Gumbel Softmax function balances the distribution of the outputs with respect to temperature parameter. Training with more evenly distributed probabilities of predictions provides output regularization for the models, consequently that the models are penalized to learn for making more robust predictions. Overall, we observed that the results of the models are improved when Gumbel Softmax distributions are used. Therefore, we concluded that Gumbel Softmax function has a strong effect on improving the scores. However, it must be noted that the temperature has a substantial influence on the performance, thus it should be optimized with considerable caution.

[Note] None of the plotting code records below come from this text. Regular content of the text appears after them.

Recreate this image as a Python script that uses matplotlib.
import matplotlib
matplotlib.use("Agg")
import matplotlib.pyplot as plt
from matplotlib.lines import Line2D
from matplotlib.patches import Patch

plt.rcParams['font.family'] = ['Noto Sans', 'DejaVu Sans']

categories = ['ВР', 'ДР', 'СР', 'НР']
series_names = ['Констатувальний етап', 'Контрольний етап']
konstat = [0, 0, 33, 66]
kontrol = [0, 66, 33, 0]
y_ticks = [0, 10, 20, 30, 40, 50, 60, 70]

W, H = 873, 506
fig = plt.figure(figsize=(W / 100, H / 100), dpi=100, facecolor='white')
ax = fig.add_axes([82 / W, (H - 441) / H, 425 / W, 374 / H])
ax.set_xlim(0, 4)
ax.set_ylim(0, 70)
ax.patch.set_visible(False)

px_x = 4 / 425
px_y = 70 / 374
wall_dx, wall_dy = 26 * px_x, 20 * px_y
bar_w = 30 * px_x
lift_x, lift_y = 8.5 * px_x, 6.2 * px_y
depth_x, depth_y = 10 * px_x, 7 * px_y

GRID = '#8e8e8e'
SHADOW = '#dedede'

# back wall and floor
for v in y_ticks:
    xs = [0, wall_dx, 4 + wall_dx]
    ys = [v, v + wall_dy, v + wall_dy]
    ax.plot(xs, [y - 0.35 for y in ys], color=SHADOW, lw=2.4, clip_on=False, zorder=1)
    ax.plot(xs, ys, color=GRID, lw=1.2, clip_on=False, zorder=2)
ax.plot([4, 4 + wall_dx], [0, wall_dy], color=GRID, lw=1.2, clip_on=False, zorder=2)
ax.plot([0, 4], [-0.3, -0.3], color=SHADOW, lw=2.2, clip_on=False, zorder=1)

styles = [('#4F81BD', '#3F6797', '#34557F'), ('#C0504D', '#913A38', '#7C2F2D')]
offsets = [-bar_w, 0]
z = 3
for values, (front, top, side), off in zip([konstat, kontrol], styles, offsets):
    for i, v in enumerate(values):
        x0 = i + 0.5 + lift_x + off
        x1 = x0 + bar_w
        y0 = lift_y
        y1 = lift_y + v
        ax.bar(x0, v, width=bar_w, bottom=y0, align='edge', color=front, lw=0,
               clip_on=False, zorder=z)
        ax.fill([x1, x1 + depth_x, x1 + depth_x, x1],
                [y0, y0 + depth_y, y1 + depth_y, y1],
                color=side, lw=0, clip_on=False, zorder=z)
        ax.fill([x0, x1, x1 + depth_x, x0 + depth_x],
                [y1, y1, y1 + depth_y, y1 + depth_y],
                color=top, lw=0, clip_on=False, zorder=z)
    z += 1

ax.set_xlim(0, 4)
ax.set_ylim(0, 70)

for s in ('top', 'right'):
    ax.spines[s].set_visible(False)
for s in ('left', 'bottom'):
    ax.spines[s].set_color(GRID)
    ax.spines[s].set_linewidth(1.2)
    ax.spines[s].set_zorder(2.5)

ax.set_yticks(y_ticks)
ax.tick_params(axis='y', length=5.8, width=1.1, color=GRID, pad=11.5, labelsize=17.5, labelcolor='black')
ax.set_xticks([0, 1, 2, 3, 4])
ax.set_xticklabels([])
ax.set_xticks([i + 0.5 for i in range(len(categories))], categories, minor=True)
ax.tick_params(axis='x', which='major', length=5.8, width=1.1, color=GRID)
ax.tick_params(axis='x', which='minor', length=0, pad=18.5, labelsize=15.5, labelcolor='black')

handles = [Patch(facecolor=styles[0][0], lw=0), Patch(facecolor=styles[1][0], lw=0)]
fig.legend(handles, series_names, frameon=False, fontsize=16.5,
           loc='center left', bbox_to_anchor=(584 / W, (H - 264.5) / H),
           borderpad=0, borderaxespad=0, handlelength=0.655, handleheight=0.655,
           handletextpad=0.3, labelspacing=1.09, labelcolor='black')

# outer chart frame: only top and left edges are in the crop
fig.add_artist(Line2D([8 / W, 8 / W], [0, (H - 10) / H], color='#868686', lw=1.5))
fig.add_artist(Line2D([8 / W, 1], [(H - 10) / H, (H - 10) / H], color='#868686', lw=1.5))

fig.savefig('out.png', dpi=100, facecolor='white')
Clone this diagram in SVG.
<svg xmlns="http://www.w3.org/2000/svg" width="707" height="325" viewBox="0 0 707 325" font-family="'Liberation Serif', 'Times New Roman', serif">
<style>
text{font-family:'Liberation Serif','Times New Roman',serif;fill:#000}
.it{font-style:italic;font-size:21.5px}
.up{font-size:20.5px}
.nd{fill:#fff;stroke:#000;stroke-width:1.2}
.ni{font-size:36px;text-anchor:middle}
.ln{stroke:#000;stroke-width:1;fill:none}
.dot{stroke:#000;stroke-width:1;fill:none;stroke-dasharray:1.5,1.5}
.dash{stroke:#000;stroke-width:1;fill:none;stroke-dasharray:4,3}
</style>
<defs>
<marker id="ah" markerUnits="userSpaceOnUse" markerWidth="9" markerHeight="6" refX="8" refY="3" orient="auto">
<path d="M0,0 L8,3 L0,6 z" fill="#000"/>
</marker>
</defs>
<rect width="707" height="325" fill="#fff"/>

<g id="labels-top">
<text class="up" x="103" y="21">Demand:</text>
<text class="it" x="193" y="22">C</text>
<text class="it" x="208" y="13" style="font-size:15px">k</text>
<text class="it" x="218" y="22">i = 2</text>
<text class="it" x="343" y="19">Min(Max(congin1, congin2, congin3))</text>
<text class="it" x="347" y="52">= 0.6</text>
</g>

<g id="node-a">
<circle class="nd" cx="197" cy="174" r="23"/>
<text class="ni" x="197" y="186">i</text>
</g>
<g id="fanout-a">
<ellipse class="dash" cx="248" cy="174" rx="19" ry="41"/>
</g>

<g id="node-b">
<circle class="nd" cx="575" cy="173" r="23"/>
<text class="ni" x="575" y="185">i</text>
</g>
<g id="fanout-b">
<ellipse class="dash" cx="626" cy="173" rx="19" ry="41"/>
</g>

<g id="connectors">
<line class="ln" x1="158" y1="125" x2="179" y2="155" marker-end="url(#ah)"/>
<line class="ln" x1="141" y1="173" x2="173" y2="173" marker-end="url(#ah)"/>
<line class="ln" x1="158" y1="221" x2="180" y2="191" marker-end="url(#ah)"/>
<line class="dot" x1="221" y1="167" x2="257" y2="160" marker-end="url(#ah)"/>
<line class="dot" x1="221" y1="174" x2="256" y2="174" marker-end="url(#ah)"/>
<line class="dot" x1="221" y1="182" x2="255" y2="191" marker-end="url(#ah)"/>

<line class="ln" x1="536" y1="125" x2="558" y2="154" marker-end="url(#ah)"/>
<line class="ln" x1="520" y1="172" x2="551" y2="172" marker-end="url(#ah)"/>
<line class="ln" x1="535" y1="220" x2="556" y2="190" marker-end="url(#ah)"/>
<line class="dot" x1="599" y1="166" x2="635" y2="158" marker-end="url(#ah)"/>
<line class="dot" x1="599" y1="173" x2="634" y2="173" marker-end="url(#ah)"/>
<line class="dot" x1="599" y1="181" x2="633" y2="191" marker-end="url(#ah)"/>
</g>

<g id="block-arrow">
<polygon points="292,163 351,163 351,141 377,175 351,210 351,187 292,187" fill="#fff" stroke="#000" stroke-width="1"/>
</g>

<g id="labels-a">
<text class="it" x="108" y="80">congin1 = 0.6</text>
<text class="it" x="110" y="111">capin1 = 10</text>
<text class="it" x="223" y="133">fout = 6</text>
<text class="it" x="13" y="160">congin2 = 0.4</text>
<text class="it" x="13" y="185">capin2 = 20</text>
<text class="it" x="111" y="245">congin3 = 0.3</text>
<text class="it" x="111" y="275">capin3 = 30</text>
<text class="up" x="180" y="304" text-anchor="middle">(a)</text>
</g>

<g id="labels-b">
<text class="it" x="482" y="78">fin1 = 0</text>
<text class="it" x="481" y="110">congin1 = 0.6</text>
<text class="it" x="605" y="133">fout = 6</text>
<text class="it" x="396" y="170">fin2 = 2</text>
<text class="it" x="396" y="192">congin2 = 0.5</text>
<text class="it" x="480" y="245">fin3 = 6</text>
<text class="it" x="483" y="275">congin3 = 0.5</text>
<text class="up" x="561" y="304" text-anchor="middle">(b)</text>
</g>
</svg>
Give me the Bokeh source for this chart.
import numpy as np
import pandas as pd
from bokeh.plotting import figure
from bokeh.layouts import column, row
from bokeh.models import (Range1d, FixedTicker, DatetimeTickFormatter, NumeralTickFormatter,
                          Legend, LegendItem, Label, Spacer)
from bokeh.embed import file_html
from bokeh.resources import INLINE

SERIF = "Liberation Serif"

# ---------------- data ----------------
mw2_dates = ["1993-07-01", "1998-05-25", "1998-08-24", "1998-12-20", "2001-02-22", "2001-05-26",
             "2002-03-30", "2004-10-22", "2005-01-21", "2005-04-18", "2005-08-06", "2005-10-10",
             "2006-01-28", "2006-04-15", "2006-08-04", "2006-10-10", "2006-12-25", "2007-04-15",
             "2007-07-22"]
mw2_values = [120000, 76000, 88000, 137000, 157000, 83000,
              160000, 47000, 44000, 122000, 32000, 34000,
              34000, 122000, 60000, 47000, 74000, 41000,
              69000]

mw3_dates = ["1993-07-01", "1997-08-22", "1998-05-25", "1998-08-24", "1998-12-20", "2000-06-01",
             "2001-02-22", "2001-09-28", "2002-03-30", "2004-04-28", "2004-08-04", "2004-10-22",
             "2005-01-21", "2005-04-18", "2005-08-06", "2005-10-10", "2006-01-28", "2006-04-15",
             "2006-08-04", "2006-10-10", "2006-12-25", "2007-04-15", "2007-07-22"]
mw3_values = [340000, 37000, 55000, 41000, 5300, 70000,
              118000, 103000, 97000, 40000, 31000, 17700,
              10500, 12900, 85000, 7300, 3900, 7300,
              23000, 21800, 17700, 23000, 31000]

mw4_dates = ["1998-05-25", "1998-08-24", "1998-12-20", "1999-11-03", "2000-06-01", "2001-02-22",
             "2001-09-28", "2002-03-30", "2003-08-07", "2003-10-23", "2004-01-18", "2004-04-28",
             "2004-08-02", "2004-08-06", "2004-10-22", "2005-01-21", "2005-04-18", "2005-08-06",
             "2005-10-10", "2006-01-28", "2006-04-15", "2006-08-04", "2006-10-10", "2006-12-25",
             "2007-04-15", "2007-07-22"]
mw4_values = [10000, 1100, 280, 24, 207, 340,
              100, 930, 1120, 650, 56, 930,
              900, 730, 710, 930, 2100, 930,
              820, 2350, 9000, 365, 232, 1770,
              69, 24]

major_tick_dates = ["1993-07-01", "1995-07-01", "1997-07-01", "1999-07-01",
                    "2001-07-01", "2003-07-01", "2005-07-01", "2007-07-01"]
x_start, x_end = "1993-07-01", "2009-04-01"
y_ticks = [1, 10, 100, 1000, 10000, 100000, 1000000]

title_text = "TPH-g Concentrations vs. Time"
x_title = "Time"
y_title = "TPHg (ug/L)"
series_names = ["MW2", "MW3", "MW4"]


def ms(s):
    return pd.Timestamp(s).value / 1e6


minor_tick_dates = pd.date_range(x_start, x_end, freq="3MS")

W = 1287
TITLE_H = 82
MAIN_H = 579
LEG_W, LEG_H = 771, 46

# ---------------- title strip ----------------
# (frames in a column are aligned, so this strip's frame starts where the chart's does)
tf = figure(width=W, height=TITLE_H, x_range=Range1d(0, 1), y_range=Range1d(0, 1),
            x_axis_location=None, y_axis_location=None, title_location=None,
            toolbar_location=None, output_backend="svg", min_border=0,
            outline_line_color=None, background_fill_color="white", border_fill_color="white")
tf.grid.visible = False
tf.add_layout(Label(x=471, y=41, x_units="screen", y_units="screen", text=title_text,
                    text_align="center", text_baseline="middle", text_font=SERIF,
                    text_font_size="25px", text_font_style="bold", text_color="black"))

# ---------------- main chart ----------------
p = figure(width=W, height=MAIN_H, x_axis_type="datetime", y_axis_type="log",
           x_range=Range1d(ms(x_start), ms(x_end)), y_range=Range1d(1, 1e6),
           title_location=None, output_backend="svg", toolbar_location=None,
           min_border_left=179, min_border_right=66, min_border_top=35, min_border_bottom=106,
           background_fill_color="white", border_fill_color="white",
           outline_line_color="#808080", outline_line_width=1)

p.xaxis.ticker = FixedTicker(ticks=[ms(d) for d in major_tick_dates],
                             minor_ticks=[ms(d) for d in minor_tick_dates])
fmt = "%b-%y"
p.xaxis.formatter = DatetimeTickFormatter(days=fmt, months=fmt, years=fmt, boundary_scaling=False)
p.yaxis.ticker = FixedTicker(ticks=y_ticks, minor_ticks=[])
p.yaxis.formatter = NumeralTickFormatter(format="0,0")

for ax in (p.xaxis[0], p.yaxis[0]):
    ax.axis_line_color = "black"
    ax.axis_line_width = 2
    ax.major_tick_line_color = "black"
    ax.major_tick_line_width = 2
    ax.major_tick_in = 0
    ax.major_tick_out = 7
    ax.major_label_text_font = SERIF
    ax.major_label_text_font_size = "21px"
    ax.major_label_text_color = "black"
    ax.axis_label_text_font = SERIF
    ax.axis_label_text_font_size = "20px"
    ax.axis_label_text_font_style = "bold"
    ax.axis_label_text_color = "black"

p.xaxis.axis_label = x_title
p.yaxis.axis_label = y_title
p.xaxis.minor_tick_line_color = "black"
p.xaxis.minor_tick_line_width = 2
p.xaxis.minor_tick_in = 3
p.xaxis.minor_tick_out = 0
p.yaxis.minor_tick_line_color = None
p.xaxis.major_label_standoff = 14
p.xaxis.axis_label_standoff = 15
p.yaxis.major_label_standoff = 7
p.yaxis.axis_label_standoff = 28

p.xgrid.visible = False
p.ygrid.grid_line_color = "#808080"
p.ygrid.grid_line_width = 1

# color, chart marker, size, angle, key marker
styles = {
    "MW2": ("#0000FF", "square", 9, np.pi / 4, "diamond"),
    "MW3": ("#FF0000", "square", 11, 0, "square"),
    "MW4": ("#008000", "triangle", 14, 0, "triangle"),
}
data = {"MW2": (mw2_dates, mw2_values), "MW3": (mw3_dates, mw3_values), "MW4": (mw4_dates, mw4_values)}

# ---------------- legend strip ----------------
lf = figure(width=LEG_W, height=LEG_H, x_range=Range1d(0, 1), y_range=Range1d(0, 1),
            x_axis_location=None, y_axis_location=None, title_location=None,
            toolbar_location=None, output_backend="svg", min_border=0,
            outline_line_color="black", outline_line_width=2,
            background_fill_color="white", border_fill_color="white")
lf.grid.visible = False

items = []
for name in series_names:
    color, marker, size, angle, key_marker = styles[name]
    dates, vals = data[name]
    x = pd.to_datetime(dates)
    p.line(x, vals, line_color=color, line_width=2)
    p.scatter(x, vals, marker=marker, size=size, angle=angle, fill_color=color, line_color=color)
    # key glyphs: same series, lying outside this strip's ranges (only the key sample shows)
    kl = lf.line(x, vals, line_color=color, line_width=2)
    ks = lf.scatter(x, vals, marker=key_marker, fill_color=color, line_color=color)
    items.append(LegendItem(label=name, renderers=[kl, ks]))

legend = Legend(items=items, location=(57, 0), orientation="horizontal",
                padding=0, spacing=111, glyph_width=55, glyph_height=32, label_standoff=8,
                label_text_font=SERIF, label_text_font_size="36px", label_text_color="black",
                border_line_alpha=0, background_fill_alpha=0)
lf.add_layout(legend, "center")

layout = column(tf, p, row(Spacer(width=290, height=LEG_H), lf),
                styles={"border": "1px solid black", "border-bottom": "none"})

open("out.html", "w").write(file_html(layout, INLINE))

Although training the network with Gumbel Softmax functions is independent of the languages that are translated, our observations depend on a morphologically rich language. Investigating the effects of using Gumbel Softmax for the other types of language is subject of future works. In the light of our observations, we suppose that using Gumbel Softmax distributions with BPE may improve the quality of the translations for the languages containing a high density of compound words like German.
Moreover, we analyzed the correlation of sentence lengths and the performances of the trained models to assess the efficiency of the models on different types of sentence translations. Figures 4 show the performance of the best three models from different architectures respectively on TED Talks and WMT18 News test dataset with respect to the lengths of the input sentences. The figures depict the sentences which its length is between 3 and 65 because the rest of the sentences are rare in the test set. In TED Talks experiments as shown in Fig. 3(b), the Transformer with BPE and Gumbel Softmax outperforms the other models on the sentences whose lengths are between 5-25 range, however, the performance of the model drops drastically as the length of the sequences increases. Although the Seq2Seq architectures significantly surpass the Transformer architecture on 25+ length sentences, the sentences in this region are scarce. Therefore, the overall results of the Transformer model are substantially better compared to others. In WMT18 News experiments as given in Fig. 4(b), the performance of the Transformer with BPE and Gumbel Softmax universally surpasses the other models. Consequently, this confirms the effectiveness of the proposed model in complex and simple sentence combinations.

Performance of the best three models on TED Talks test dataset with respect to length.

Performance of the best three models on WMT18 News test dataset with respect to length.
In this study, two main NMT architectures, i.e. Seq2Seq and Transformer, were employed to address the Turkish-to-English translation task. An attention mechanism in Seq2Seq architecture was also utilized to extend the capabilities of the architecture. Besides, BPE and Gumbel Softmax function were examined for each model. Although using BPE is intuitively convenient to approach for agglutinative languages, the empirical results showed that it could not to contribute the results on translation task in overall. On the contrary, Gumbel Softmax function was concluded to be effective in improving results. In our experiments, Transformer model with combination of BPE and Gumbel Softmax achieved the highest quality with 22.4 BLEU score on TED Talks dataset and 38.7 BLEU score on WMT18 dataset.
In conclusion, we conducted comprehensively comparison on NMT architectures for Turkish which is one of the morphologically rich language due to the agglutination. In our experiments, we concluded that Transformer architecture outperforms Seq2Seq. In addition, we found that using Gumbel Softmax distributions on model training substantially contributes to results. We will devote our future work to investigating the decoding strategy of inference model and OOV token problems on morphologically rich languages.